TASK GOAL
Write out the material exactly, leaving every picture behind.

SUPPLIED DATA
--- Begin ---

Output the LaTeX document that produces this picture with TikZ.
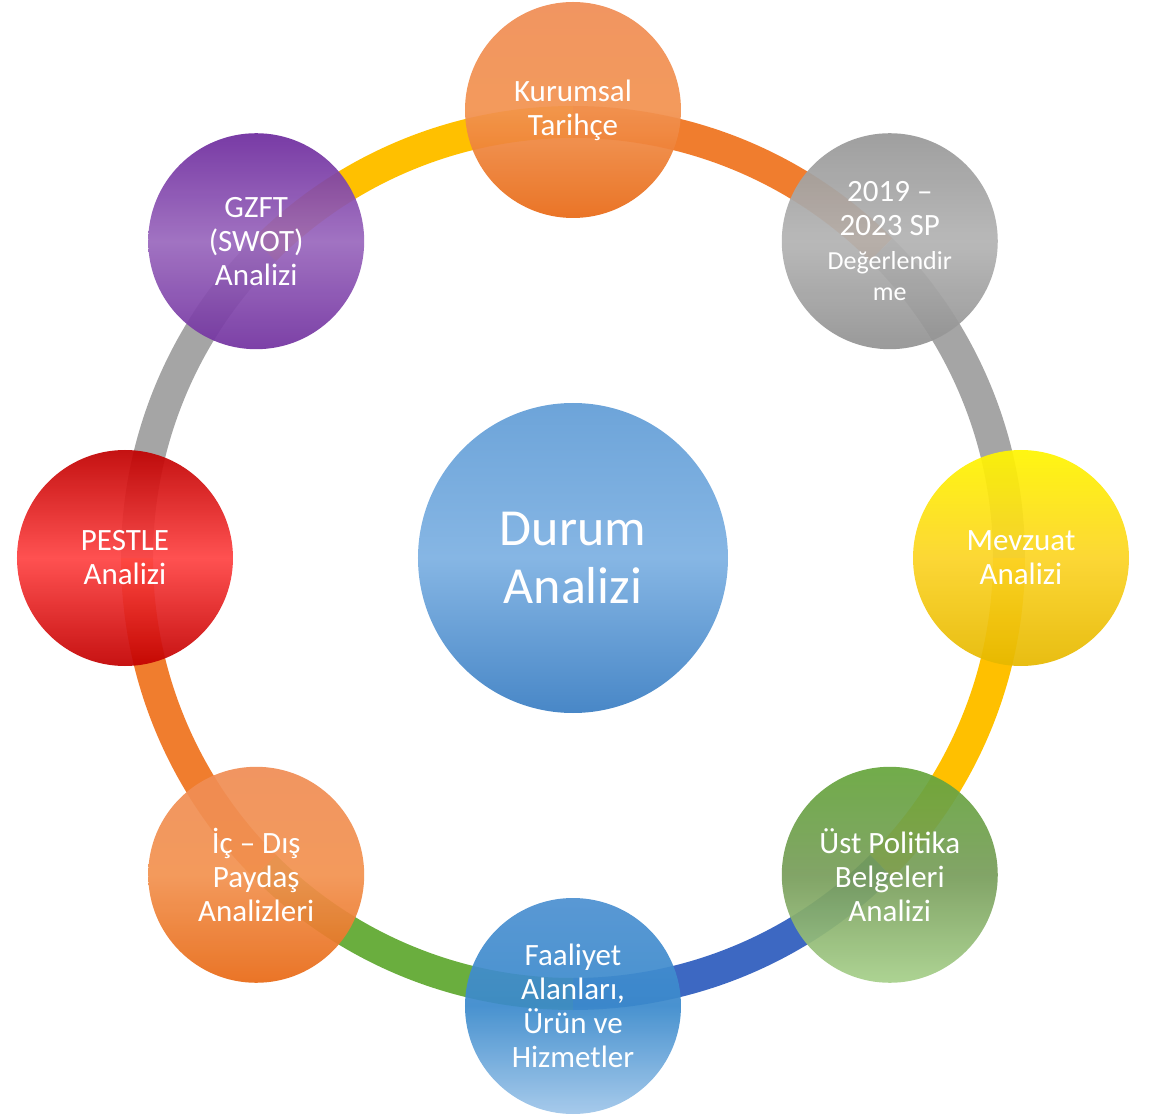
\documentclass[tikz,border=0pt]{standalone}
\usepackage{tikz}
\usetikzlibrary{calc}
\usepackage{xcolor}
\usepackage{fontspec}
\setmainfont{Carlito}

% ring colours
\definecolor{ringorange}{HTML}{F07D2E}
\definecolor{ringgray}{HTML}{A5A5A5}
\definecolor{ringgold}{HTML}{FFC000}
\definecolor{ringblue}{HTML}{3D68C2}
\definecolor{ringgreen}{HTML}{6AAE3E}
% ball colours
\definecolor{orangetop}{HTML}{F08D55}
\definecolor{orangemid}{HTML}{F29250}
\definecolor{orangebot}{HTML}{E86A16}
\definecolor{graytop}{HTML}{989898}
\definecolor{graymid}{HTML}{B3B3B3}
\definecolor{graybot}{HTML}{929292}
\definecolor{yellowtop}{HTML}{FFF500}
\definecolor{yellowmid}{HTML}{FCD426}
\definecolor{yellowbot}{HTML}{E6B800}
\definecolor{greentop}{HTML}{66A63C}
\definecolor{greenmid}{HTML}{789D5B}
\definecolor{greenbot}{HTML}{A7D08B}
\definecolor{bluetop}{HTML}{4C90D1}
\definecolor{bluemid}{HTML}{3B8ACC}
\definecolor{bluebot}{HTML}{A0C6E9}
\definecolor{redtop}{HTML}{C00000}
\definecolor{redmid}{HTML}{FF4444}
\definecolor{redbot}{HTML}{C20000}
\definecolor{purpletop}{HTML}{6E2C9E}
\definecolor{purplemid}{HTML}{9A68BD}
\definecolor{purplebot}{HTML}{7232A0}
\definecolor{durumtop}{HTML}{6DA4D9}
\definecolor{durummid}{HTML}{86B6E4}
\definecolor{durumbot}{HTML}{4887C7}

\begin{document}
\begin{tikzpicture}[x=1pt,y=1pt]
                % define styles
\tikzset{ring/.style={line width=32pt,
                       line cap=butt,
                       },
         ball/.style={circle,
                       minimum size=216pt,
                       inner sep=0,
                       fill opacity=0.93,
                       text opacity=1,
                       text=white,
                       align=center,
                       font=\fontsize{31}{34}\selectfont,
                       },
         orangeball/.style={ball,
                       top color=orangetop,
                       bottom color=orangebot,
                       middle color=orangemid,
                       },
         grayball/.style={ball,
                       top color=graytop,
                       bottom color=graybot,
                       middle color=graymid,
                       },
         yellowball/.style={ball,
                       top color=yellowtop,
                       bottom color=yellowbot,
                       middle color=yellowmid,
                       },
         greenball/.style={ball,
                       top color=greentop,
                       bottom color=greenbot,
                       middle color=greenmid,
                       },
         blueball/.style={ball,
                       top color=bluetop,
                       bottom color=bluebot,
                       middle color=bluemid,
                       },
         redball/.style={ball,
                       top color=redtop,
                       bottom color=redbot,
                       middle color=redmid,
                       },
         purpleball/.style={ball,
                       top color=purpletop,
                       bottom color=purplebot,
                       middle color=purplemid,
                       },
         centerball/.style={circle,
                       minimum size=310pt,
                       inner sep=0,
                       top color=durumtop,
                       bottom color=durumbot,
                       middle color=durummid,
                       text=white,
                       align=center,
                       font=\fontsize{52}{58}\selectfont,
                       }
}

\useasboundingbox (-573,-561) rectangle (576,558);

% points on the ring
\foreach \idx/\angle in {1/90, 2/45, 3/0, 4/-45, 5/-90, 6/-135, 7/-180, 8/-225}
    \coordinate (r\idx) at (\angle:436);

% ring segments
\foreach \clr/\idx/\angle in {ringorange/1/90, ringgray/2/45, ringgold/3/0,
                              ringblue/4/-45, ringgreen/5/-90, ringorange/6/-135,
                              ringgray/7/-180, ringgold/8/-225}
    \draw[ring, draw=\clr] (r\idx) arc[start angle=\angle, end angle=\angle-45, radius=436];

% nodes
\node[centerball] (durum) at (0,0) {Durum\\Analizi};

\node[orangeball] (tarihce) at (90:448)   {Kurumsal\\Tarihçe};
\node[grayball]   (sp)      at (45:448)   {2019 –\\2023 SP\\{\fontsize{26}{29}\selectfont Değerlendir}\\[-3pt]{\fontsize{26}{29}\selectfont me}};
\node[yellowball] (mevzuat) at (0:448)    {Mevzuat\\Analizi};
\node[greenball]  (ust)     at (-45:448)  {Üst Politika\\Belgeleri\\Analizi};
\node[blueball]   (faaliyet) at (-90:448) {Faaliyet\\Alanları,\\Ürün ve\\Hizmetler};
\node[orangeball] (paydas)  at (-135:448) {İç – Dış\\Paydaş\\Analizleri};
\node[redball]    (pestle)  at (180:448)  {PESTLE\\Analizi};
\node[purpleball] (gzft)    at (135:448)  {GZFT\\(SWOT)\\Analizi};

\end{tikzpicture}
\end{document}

--- End ---

ANSWER TO THE TASK
Output the LaTeX document that produces this picture with TikZ.
\documentclass[tikz,border=0pt]{standalone}
\usepackage{tikz}
\usetikzlibrary{calc}
\usepackage{xcolor}
\usepackage{fontspec}
\setmainfont{Carlito}

% ring colours
\definecolor{ringorange}{HTML}{F07D2E}
\definecolor{ringgray}{HTML}{A5A5A5}
\definecolor{ringgold}{HTML}{FFC000}
\definecolor{ringblue}{HTML}{3D68C2}
\definecolor{ringgreen}{HTML}{6AAE3E}
% ball colours
\definecolor{orangetop}{HTML}{F08D55}
\definecolor{orangemid}{HTML}{F29250}
\definecolor{orangebot}{HTML}{E86A16}
\definecolor{graytop}{HTML}{989898}
\definecolor{graymid}{HTML}{B3B3B3}
\definecolor{graybot}{HTML}{929292}
\definecolor{yellowtop}{HTML}{FFF500}
\definecolor{yellowmid}{HTML}{FCD426}
\definecolor{yellowbot}{HTML}{E6B800}
\definecolor{greentop}{HTML}{66A63C}
\definecolor{greenmid}{HTML}{789D5B}
\definecolor{greenbot}{HTML}{A7D08B}
\definecolor{bluetop}{HTML}{4C90D1}
\definecolor{bluemid}{HTML}{3B8ACC}
\definecolor{bluebot}{HTML}{A0C6E9}
\definecolor{redtop}{HTML}{C00000}
\definecolor{redmid}{HTML}{FF4444}
\definecolor{redbot}{HTML}{C20000}
\definecolor{purpletop}{HTML}{6E2C9E}
\definecolor{purplemid}{HTML}{9A68BD}
\definecolor{purplebot}{HTML}{7232A0}
\definecolor{durumtop}{HTML}{6DA4D9}
\definecolor{durummid}{HTML}{86B6E4}
\definecolor{durumbot}{HTML}{4887C7}

\begin{document}
\begin{tikzpicture}[x=1pt,y=1pt]
                % define styles
\tikzset{ring/.style={line width=32pt,
                       line cap=butt,
                       },
         ball/.style={circle,
                       minimum size=216pt,
                       inner sep=0,
                       fill opacity=0.93,
                       text opacity=1,
                       text=white,
                       align=center,
                       font=\fontsize{31}{34}\selectfont,
                       },
         orangeball/.style={ball,
                       top color=orangetop,
                       bottom color=orangebot,
                       middle color=orangemid,
                       },
         grayball/.style={ball,
                       top color=graytop,
                       bottom color=graybot,
                       middle color=graymid,
                       },
         yellowball/.style={ball,
                       top color=yellowtop,
                       bottom color=yellowbot,
                       middle color=yellowmid,
                       },
         greenball/.style={ball,
                       top color=greentop,
                       bottom color=greenbot,
                       middle color=greenmid,
                       },
         blueball/.style={ball,
                       top color=bluetop,
                       bottom color=bluebot,
                       middle color=bluemid,
                       },
         redball/.style={ball,
                       top color=redtop,
                       bottom color=redbot,
                       middle color=redmid,
                       },
         purpleball/.style={ball,
                       top color=purpletop,
                       bottom color=purplebot,
                       middle color=purplemid,
                       },
         centerball/.style={circle,
                       minimum size=310pt,
                       inner sep=0,
                       top color=durumtop,
                       bottom color=durumbot,
                       middle color=durummid,
                       text=white,
                       align=center,
                       font=\fontsize{52}{58}\selectfont,
                       }
}

\useasboundingbox (-573,-561) rectangle (576,558);

% points on the ring
\foreach \idx/\angle in {1/90, 2/45, 3/0, 4/-45, 5/-90, 6/-135, 7/-180, 8/-225}
    \coordinate (r\idx) at (\angle:436);

% ring segments
\foreach \clr/\idx/\angle in {ringorange/1/90, ringgray/2/45, ringgold/3/0,
                              ringblue/4/-45, ringgreen/5/-90, ringorange/6/-135,
                              ringgray/7/-180, ringgold/8/-225}
    \draw[ring, draw=\clr] (r\idx) arc[start angle=\angle, end angle=\angle-45, radius=436];

% nodes
\node[centerball] (durum) at (0,0) {Durum\\Analizi};

\node[orangeball] (tarihce) at (90:448)   {Kurumsal\\Tarihçe};
\node[grayball]   (sp)      at (45:448)   {2019 –\\2023 SP\\{\fontsize{26}{29}\selectfont Değerlendir}\\[-3pt]{\fontsize{26}{29}\selectfont me}};
\node[yellowball] (mevzuat) at (0:448)    {Mevzuat\\Analizi};
\node[greenball]  (ust)     at (-45:448)  {Üst Politika\\Belgeleri\\Analizi};
\node[blueball]   (faaliyet) at (-90:448) {Faaliyet\\Alanları,\\Ürün ve\\Hizmetler};
\node[orangeball] (paydas)  at (-135:448) {İç – Dış\\Paydaş\\Analizleri};
\node[redball]    (pestle)  at (180:448)  {PESTLE\\Analizi};
\node[purpleball] (gzft)    at (135:448)  {GZFT\\(SWOT)\\Analizi};

\end{tikzpicture}
\end{document}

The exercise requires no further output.